Step 9: Step 9 - Light Your Fire-Starter

Picture of Step 9 - Light Your Fire-Starter
 Now that they have dried, your fire-starters are ready to go.  Just light a corner and bask in the glory.  My initial test had a burn time of 15 minutes.

I'm a long time lover of this site and it's my first post..  The goal here was to take items around the house that would have otherwise wound up in a landfill and turn them into something useful.  Hope you enjoy.
JanisSpear2 years ago
This is fantastic. I am going to make my own tomorrow. Thanks for sharing.
Myklknife3 years ago
I've used these for years. The longest burn time I've gotten out of them is 22 minutes. The one thing I do different is as it's cooling I add a bit of dry lint to the top to take a spark from a firesteel more easily.
Just made these after seeing your post...going camping next weekend and can't wait to use them! Thanks!!
Aaronius3 years ago
Good Firestarter. I add sawdust as well for a hotter burn.
holderar4 years ago
I made a dozen last year when I first saw the article. They worked so well I saved so much lint this year that I could make 36. This time I used leftover bits of yarn to tie them up since my wife has an unlimited supply.
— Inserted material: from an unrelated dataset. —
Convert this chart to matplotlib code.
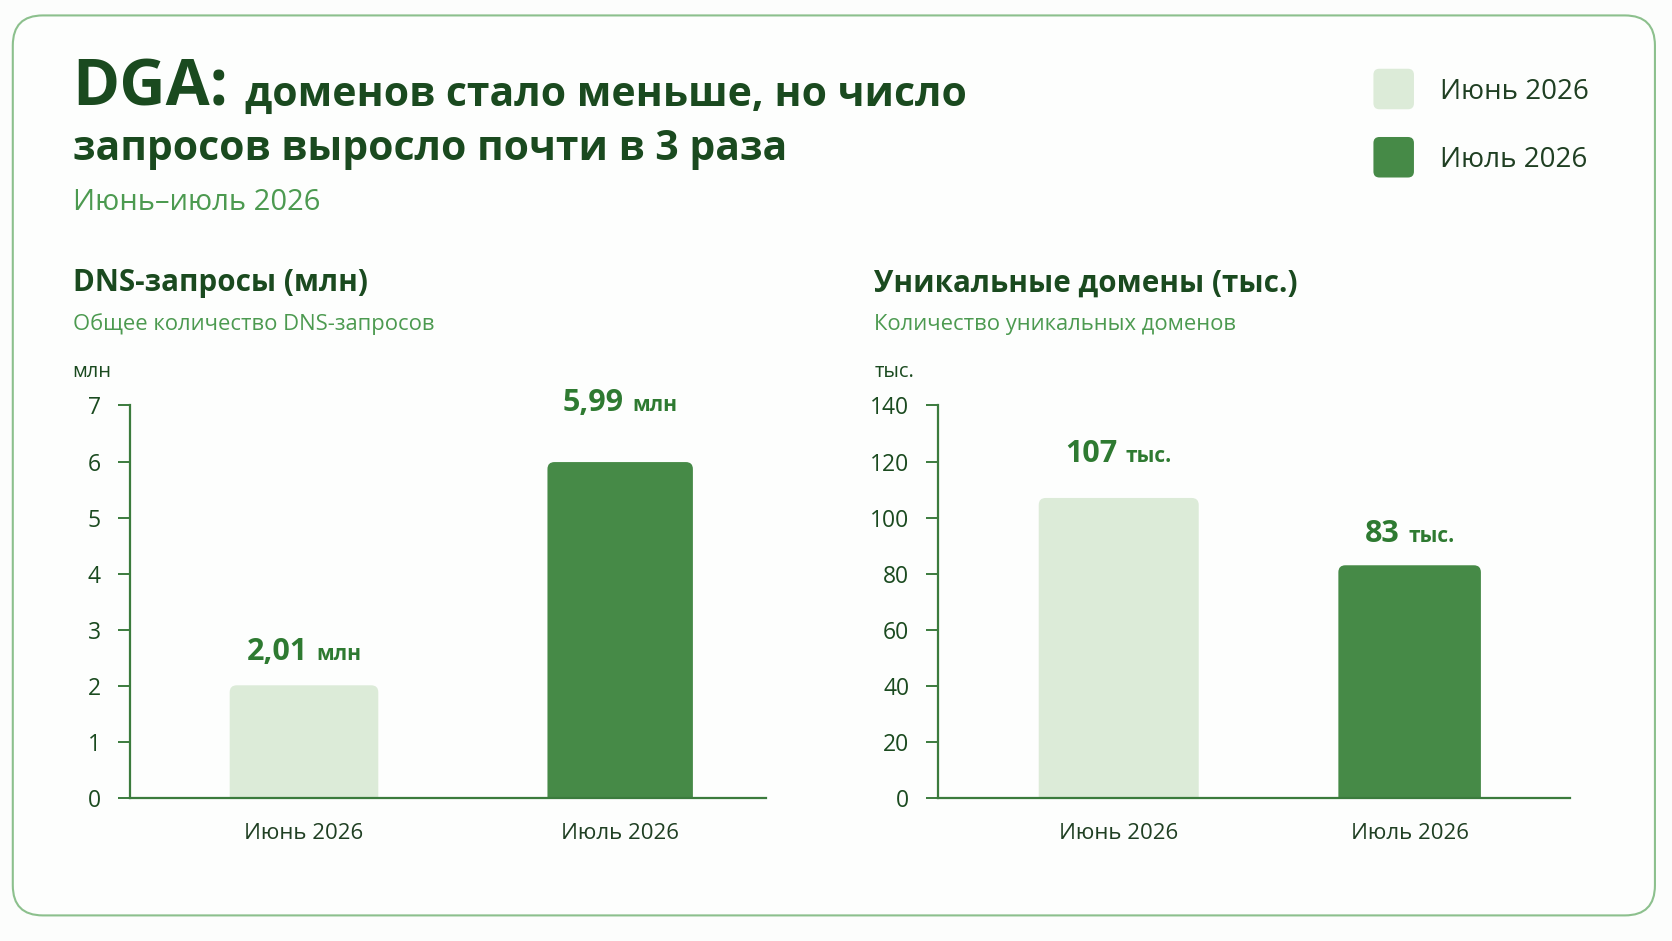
import matplotlib
matplotlib.use("Agg")
import matplotlib.pyplot as plt
from matplotlib import font_manager
from matplotlib.patches import FancyBboxPatch
from matplotlib.offsetbox import TextArea, HPacker, AnnotationBbox

# pick a family that has a real bold face
candidates = ['Noto Sans', 'Open Sans', 'Roboto', 'Inter', 'Liberation Sans', 'DejaVu Sans']
have_bold = {f.name for f in font_manager.fontManager.ttflist
             if (f.weight if isinstance(f.weight, int) else 700 if 'bold' in str(f.weight) else 400) >= 600}
family = next((c for c in candidates if c in have_bold), 'DejaVu Sans')
plt.rcParams['font.family'] = [family, 'DejaVu Sans']

# ---- data ----
months = ['Июнь 2026', 'Июль 2026']
dns_queries = [2.01, 5.99]          # млн
dns_labels = ['2,01', '5,99']
unique_domains = [107, 83]          # тыс.
domain_labels = ['107', '83']

# ---- colours ----
light = '#dcebd8'
dark = '#468a47'
axis_col = '#3b7b3d'
title_col = '#1a4a1f'
sub_col = '#4c9a50'
value_col = '#2e7a31'
text_col = '#1f3f22'

W, H = 1672, 941
fig = plt.figure(figsize=(W / 100, H / 100), dpi=100, facecolor='#fcfdfc')

# reference coords are read on a 1568x882 grid
sx = W / 1568.0

def fx(x):
    return x / 1568.0

def fy(y):
    return 1 - y / 882.0

# card border
card = FancyBboxPatch((12 * sx / 100, (882 - 858) * sx / 100),
                      1540 * sx / 100, 844 * sx / 100,
                      boxstyle='round,pad=0,rounding_size=0.3',
                      transform=fig.dpi_scale_trans,
                      facecolor='#fdfefd', edgecolor='#8cc08d', linewidth=1.5,
                      zorder=-5)
fig.patches.append(card)

# title
t1 = fig.text(fx(68), fy(99), 'DGA:', fontsize=46, fontweight='bold',
              color=title_col, va='baseline', ha='left')
fig.canvas.draw()
r = fig.canvas.get_renderer()
bb = t1.get_window_extent(r)
fig.text(bb.x1 / W + 0.010, fy(99), 'доменов стало меньше, но число',
         fontsize=29.4, fontweight='bold', color=title_col, va='baseline', ha='left')
fig.text(fx(68), fy(150), 'запросов выросло почти в 3 раза',
         fontsize=29.4, fontweight='bold', color=title_col, va='baseline', ha='left')
fig.text(fx(68), fy(197), 'Июнь–июль 2026', fontsize=21, color=sub_col,
         va='baseline', ha='left')

# legend
for i, (m, c) in enumerate(zip(months, [light, dark])):
    ytop = 64 + i * 64
    sq = FancyBboxPatch((1288 * sx / 100, (882 - ytop - 38) * sx / 100),
                        38 * sx / 100, 38 * sx / 100,
                        boxstyle='round,pad=0,rounding_size=0.06',
                        transform=fig.dpi_scale_trans,
                        facecolor=c, edgecolor='none')
    fig.patches.append(sq)
    fig.text(fx(1350), fy(ytop + 22), m, fontsize=20, color=text_col,
             va='center', ha='left')


def panel(left_px, right_px, title, subtitle, unit, values, labels, unit_lbl,
          ymax, yticks, xlim, label_offsets, widths):
    ax = fig.add_axes([fx(left_px), fy(748), fx(right_px - left_px), (748 - 380) / 882.0])
    ax.set_facecolor('none')
    x = list(range(len(values)))
    bars = ax.bar(x, values, width=widths, color=[light, dark], zorder=2)
    ax.set_ylim(0, ymax)
    ax.set_xlim(*xlim)
    ax.set_yticks(yticks)
    ax.set_xticks(x)
    ax.set_xticklabels(months)
    for s in ['top', 'right']:
        ax.spines[s].set_visible(False)
    for s in ['left', 'bottom']:
        ax.spines[s].set_color(axis_col)
        ax.spines[s].set_linewidth(1.6)
        ax.spines[s].set_zorder(3)
    ax.tick_params(axis='y', colors=axis_col, length=9, width=1.4, pad=12,
                   labelsize=16.5, labelcolor=title_col)
    ax.tick_params(axis='x', length=0, pad=18, labelsize=16, labelcolor=text_col)

    # rounded top corners: swap each bar for a rounded box of the same extent
    pw = fx(right_px - left_px) * W
    ph = (748 - 380) / 882.0 * H
    aspect = (ymax / ph) / ((xlim[1] - xlim[0]) / pw)
    rx = 7 * (xlim[1] - xlim[0]) / pw
    for b in bars:
        bx, by, bw, bh = b.get_x(), b.get_y(), b.get_width(), b.get_height()
        b.set_visible(False)
        rb = FancyBboxPatch((bx, by - rx * aspect), bw, bh + rx * aspect,
                            boxstyle='round,pad=0,rounding_size=%f' % rx,
                            mutation_aspect=aspect, facecolor=b.get_facecolor(),
                            edgecolor='none', zorder=2)
        ax.add_patch(rb)

    for xi, v, lb, off in zip(x, values, labels, label_offsets):
        num = TextArea(lb, textprops=dict(fontsize=22, fontweight='bold', color=value_col))
        un = TextArea(unit_lbl, textprops=dict(fontsize=15, fontweight='bold', color=value_col))
        box = HPacker(children=[num, un], pad=0, sep=6, align='baseline')
        ab = AnnotationBbox(box, (xi, v), xybox=(0, off), xycoords='data',
                            boxcoords='offset points', box_alignment=(0.5, 0),
                            frameon=False)
        ax.add_artist(ab)

    tx = fx(left_px - 54) if left_px < 500 else fx(left_px - 60)
    fig.text(tx, fy(273), title, fontsize=21.3, fontweight='bold', color=title_col,
             va='baseline', ha='left')
    fig.text(tx, fy(309), subtitle, fontsize=15.8, color=sub_col,
             va='baseline', ha='left')
    fig.text(tx, fy(353), unit, fontsize=14.5, color=title_col,
             va='baseline', ha='left')
    return ax


ax1 = panel(122, 718, 'DNS-запросы (млн)', 'Общее количество DNS-запросов', 'млн',
            dns_queries, dns_labels, 'млн', 7, range(0, 8), (-0.55, 1.46),
            [13, 32], [0.47, 0.46])

ax2 = panel(880, 1472, 'Уникальные домены (тыс.)', 'Количество уникальных доменов', 'тыс.',
            unique_domains, domain_labels, 'тыс.', 140, range(0, 141, 20), (-0.62, 1.55),
            [21, 12], [0.55, 0.49])

fig.savefig('out.png', dpi=100, facecolor=fig.get_facecolor())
the heavier the rain the more of them you use at once I guess :)
Yarn is a great idea. I don't have a lot of floss, but my mom has literally a shed full of yarn.
I love this! I always have lint and various old candles. Dixie cups would work too.

brickman934 years ago
i made these, and had some left over wax. try rolling up some cotton t-shirt, and dunk it in the wax, works great.
Thanks, I'm going to give these a shot. I tried something like this with empty toilet paper tubes and lint. But they didn't work as well as I'd hoped. Maybe I'll try those again with wax too. The toilet paper tube version (sans wax coating) just kinda smoldered and smoked even when i used a bic lighter on it. It sounds like these give a steadier flame, looking forward to trying them. I wonder if there would be any variant that would start with a striking steel spark. now that would be something. hmmmmm....
phillyrocks5 years ago
This is pretty awesome I got a 10 minute burn time. The only problem is it doesn't take a spark from flint and steel.
jwystup5 years ago
These are A-MAZ-ING! Started the fire like magic. I mean, we weren't so much "roughing it", we were just camping out at a campgrounds with dry wood and a fire pit and these were stored in the car. But it was so easy!! When I was making them, my boyfriend thought I was crazy. But after it started the fire on the first try, he was telling his friends all about how awesome it was ;) Great instructable!
sisar5 years ago
So why cant we just carry a candle instead of this? it can start a fire and lights up just fine under damp conditions. nice inscrutable none the less! ~ cheerio
Just made two of these! (All I had the materials for.) 
Used drier lint + wood shavings. Coated in leftover candle wax.
They are drying right now. The cardboard really absorbed the wax - I was expecting it to more like make a coating. Is this what other people experienced? 
Next time I'm going to use something other than dental floss...

Going camping next week. Will tell how they work out!
SMBonante5 years ago
I've made these before, and they do work on damp kindling. If you stack the fire right, a light to medium rain can be worked around. Downpours require a bit more ingenuity.

I have a suggestion for an "Improvement" that makes lighting them easier.

If you put 1" of Tiki torch wick, treated with the wax, so that it sticks out of the top, will give you a better "light point." It might also increase burn time, as the wick will draw melted wax up for a time before burning away.

great instructable, one tip would be to pour wax all over the lint before closing it up, it would soak up a lot and last a lot longer.
chocobo5 years ago
Slightly confused, so it should burn fine in the rain as well? 
Oldbear5 years ago
   We pour the wax in before cutting them apart.  And I tear them instead of cutting - the rough edges light easier.  

   But, this is NOT me complaining...  I've sent this Instructable to my family, it is very well done; and much easier then explaining over the phone.
neonix5 years ago
This is really cool. I think one improvement that can be made is to use a thin rope in place of the dental floss, and then it can be used as a wick in the final product. Or you could put an actual wick in place before waxing them.

Very nice guide, and cool end result. I may have to make these some time.
xd12c5 years ago
I like the idea for the double boiler. When we made them, we melted the wax IN the pan directly & had to watch carefully to avoid a flash fire. Another method (if you don't get cardboard egg cartons) is to roll the lint in a few sheets of newspaper, tie the roll ever 2 inches with twine or cotton string, cut & then dip. Leaving the waxed string also gives you a nice wick.
i found the cotton string in the hardware section at Target, but butchers twin will also work. Most supermarkets also carry the parafin wax.